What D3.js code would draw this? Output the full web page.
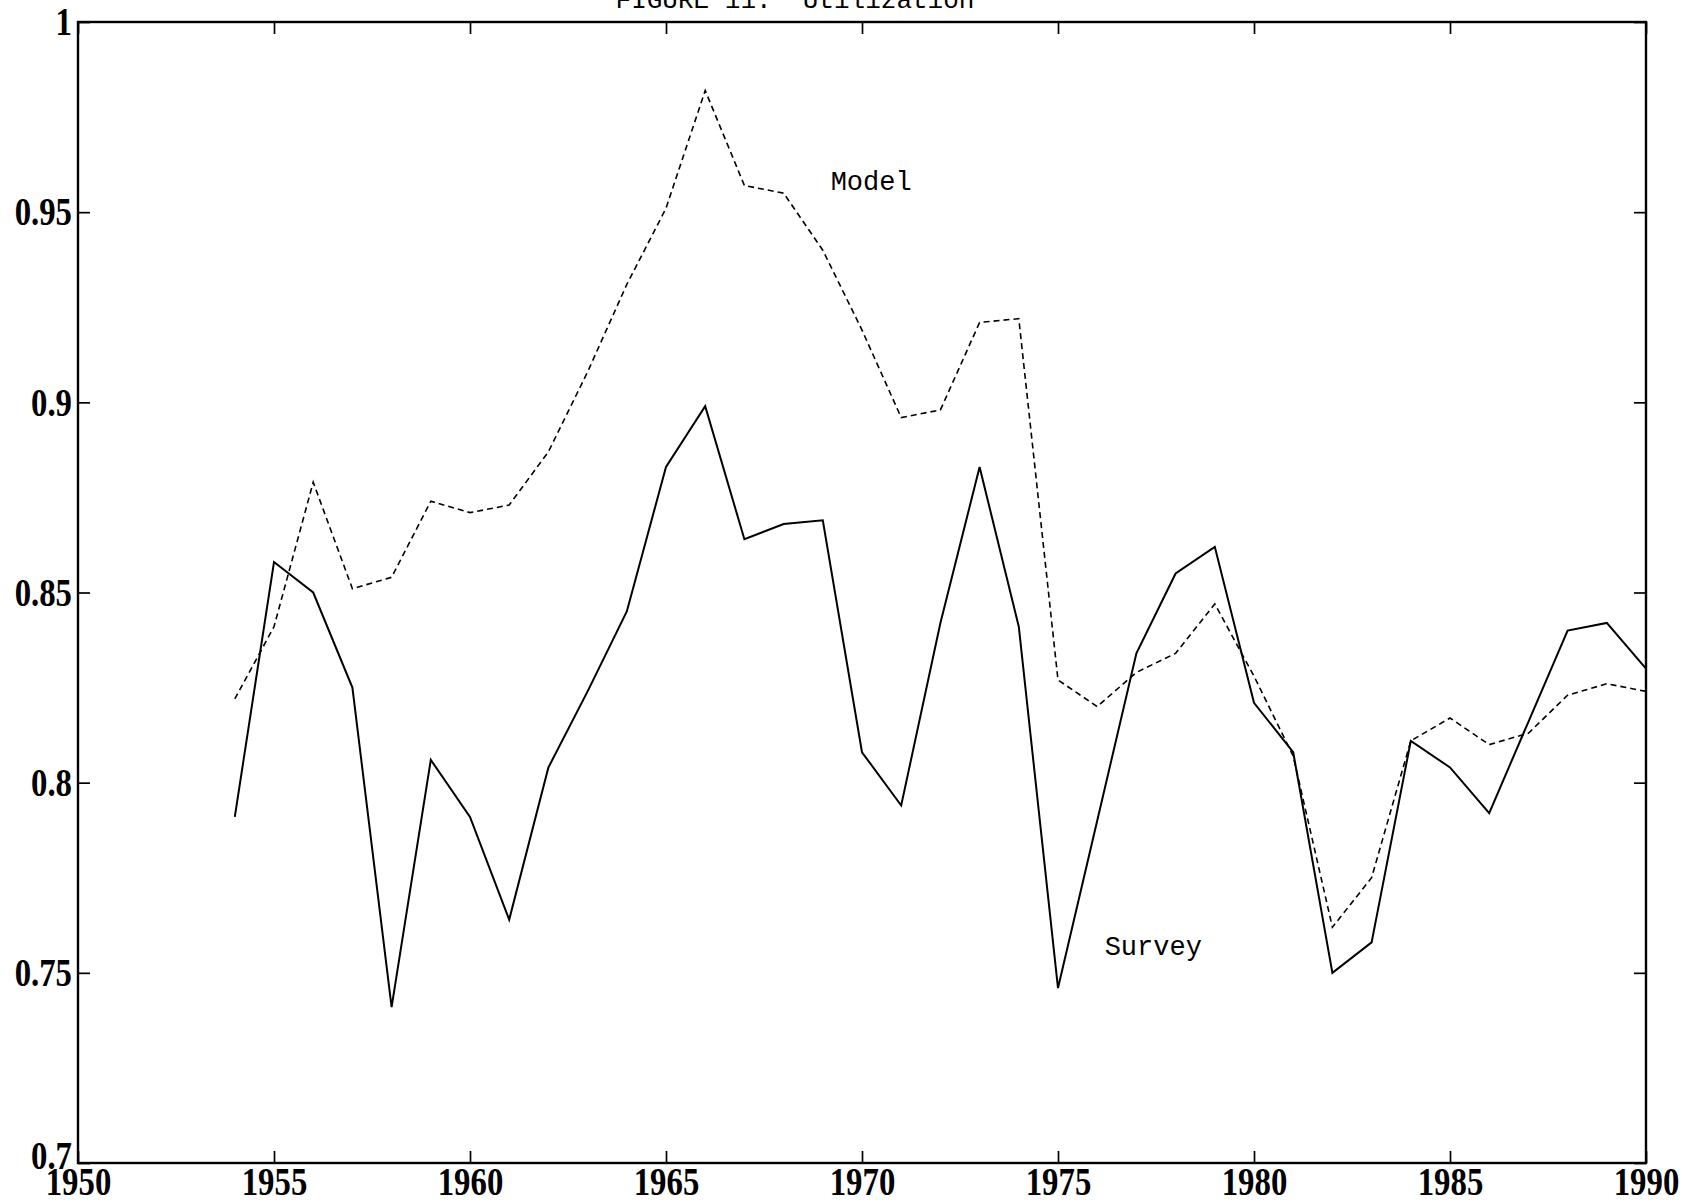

--

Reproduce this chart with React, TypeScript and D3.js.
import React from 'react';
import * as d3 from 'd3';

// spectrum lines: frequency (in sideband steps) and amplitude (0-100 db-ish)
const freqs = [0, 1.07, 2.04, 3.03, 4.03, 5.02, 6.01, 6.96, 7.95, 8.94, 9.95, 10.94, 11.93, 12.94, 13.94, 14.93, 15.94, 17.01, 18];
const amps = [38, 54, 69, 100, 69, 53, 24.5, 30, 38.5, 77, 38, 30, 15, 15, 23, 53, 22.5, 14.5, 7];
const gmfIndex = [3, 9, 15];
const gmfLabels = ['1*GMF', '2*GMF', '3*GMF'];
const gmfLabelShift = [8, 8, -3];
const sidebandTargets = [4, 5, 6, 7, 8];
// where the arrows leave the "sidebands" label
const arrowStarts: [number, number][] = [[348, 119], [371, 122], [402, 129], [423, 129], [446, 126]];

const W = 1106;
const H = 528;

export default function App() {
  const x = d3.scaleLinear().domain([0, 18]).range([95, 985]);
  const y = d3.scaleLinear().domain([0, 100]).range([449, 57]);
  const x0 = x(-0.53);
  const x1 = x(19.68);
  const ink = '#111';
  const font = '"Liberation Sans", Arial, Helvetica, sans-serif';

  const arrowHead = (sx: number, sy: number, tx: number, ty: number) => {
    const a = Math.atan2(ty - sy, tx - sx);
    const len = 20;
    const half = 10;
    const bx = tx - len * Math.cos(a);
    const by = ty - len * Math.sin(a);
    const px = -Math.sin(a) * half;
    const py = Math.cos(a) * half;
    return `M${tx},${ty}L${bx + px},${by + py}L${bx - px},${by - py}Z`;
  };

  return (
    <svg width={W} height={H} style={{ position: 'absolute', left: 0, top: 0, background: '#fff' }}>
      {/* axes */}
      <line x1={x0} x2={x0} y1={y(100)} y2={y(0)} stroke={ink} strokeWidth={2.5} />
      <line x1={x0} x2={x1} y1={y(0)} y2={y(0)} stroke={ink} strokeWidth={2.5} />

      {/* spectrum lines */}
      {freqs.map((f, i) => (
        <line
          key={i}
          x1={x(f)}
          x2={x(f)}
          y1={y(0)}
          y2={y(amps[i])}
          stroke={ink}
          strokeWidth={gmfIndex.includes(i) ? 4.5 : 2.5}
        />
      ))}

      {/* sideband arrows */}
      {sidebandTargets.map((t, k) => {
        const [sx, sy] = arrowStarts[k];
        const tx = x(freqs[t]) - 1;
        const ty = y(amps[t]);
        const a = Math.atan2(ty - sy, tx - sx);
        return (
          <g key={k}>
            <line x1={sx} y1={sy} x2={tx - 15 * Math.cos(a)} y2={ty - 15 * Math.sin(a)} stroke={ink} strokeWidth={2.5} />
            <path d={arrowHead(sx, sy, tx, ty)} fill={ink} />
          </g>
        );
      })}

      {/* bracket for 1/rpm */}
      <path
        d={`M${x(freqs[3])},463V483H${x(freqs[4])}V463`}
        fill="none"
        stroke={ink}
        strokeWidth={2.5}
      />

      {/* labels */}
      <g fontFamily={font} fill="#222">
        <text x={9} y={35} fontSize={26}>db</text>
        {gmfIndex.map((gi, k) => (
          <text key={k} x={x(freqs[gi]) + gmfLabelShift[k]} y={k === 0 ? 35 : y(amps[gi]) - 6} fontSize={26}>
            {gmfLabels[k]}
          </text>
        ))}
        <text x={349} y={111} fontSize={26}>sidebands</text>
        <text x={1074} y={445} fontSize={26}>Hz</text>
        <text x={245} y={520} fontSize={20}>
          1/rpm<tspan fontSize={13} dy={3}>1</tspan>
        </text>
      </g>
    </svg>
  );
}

- [TASK INSTRUCTIONS] Return a copy of every line that includes the word "this".

- [FINAL RESULT]
What D3.js code would draw this? Output the full web page.
Reproduce this chart with React, TypeScript and D3.js.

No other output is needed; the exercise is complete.